13 Jul 2021 - {{hitsCtrl.values.hits}}
Sri Lanka finally having opened up to appoint a full-time finance minister could be the solution to iron out the issues faced in the country’s public finance management, according to Colombo-based think tank Advocata Institute, as the role requires undivided attention for the overall state of the economy to improve.
In the last three decades, for only seven years in total, Sri Lanka had an independent finance minister.
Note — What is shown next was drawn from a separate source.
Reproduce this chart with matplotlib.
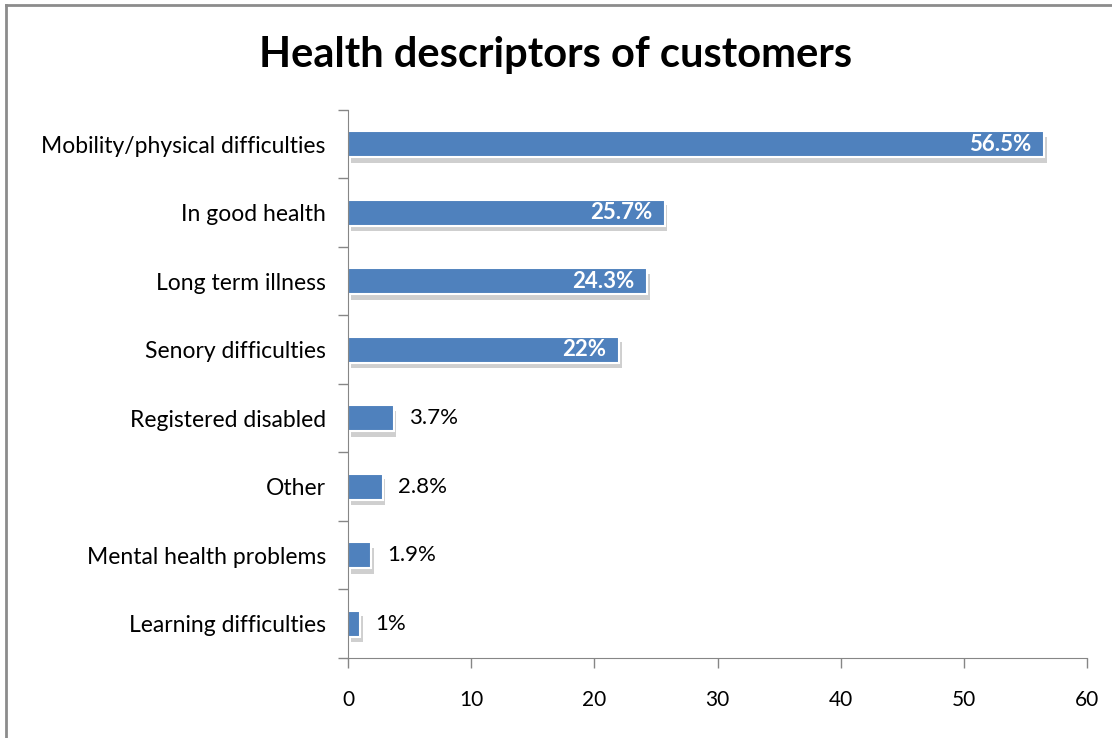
import matplotlib.pyplot as plt
import matplotlib.patheffects as pe
from matplotlib.lines import Line2D

categorias = ["Mobility/physical difficulties", "In good health", "Long term illness",
              "Senory difficulties", "Registered disabled", "Other",
              "Mental health problems", "Learning difficulties"]
valores = [56.5, 25.7, 24.3, 22, 3.7, 2.8, 1.9, 1]
etiquetas = ["56.5%", "25.7%", "24.3%", "22%", "3.7%", "2.8%", "1.9%", "1%"]
xticks = [0, 10, 20, 30, 40, 50, 60]

plt.rcParams['font.family'] = ['Lato', 'DejaVu Sans']

fig = plt.figure(figsize=(11.12, 7.38), dpi=100)
ax = fig.add_axes([0.313, 0.1084, 0.6645, 0.7426])

# marco del grafico (solo se ven el borde izquierdo y el superior)
fig.add_artist(Line2D([6 / 1112, 6 / 1112], [0, 1 - 5 / 738], color="#8c8c8c", lw=2))
fig.add_artist(Line2D([6 / 1112, 1], [1 - 5 / 738, 1 - 5 / 738], color="#8c8c8c", lw=2))

n = len(categorias)
pos = [n - 1 - i for i in range(n)]
barras = ax.barh(pos, valores, height=0.38, color="#4F81BD", edgecolor="white", linewidth=1.5)
for b in barras:
    b.set_path_effects([pe.SimplePatchShadow(offset=(2, -4), shadow_rgbFace="#a8a8a8", alpha=0.55),
                        pe.Normal()])

for p, v, t in zip(pos, valores, etiquetas):
    if v > 10:
        ax.annotate(t, (v, p), xytext=(-9, 0), textcoords="offset points",
                    ha="right", va="center", color="white", fontsize=16, fontweight="bold")
    else:
        ax.annotate(t, (v, p), xytext=(11, 0), textcoords="offset points",
                    ha="left", va="center", color="black", fontsize=16)

ax.set_xlim(0, 60)
ax.set_ylim(-0.5, n - 0.5)
ax.set_xticks(xticks)
ax.set_xticklabels([str(x) for x in xticks], fontsize=15)
ax.set_yticks(pos)
ax.set_yticklabels(categorias, fontsize=16.5)
ax.set_yticks([i - 0.5 for i in range(n + 1)], minor=True)
ax.tick_params(axis="y", which="major", length=0, pad=16)
ax.tick_params(axis="y", which="minor", length=7, color="#868686", width=1)
ax.tick_params(axis="x", length=7, color="#868686", width=1, pad=16)

for s in ["top", "right"]:
    ax.spines[s].set_visible(False)
for s in ["left", "bottom"]:
    ax.spines[s].set_color("#868686")

fig.text(0.5, 0.925, "Health descriptors of customers", ha="center", va="center",
         fontsize=30, fontweight="bold")

fig.savefig("out.png", dpi=100)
For as long as 23 years, the role was taken over by the head of government, which Advocata pointed out as a “big mistake”, as both roles are crucial in steering the economy towards progress.
Highlighting that the job of the head of government is already highly demanding, Advocata said it is almost impossible for any one person to fulfil that role being an effective finance minister since the tasks associated with the former would almost always gain priority.
“An effective finance minister needs to maintain fiscal discipline by resisting pressures from the political office. The head of government, who is also the head of a party or coalition, cannot simultaneously meet this requirement, due to such conflicting priorities,” Advocata said in a statement to the media yesterday.
The think tank added that analysis of Sri Lanka’s public finances further provides convincing evidence that the absence of a dedicated finance minister has undermined revenue collection.
Sri Lanka’s tax revenue composition and collection remains grim and stood at an average of 11.4 percent of GDP for the past 10 years, which is much lower compared with the other low-income nations. Post-independence to around 1990, Sri Lanka’s tax revenue averaged over 20 percent of GDP.